The Progression: Where Most Players Plateau
Plateaus in League almost always come from a mismatch between micro and macro skill levels. The asymmetry has a recognizable shape.
- Micro-ahead, macro-behind. The player who one-tricks Yasuo to Platinum on hand speed but stalls because they don't ward, don't read waves, and don't know when to group. The micro is fine; the games slip away in the mid-game when raw mechanics stop being decisive.
- Macro-ahead, micro-behind. The strategic player who knows every objective timer, calls every play, but can't last-hit cleanly under tower or dies to dodgeable skillshots. They get rolled in lane and never reach the part of the game where their macro would matter.
Both shapes feel like the same thing from the inside ("I keep losing"), and both produce the same impulse ("play more games"). The fix is different in each case. The micro-ahead player needs to slow down and study decisions. The macro-ahead player needs to drill mechanics in the practice tool and keep their champion pool small enough to get reps.

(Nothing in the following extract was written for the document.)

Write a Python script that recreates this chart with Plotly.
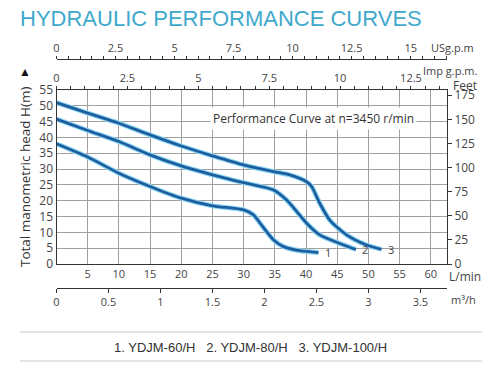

The general consensus across coaching content is that macro errors dominate losses below Diamond, and micro becomes the differentiator at Diamond and above. This is community vocabulary, not Riot-published data, but it tracks with what most coaches see: at Iron through Gold, games are won by the team that doesn't throw at Baron, not the team with cleaner trades. At Master and above, both sides know the macro, and the player who hits more skillshots wins. Knowing where you sit on that arc tells you which kind of practice will move your rank.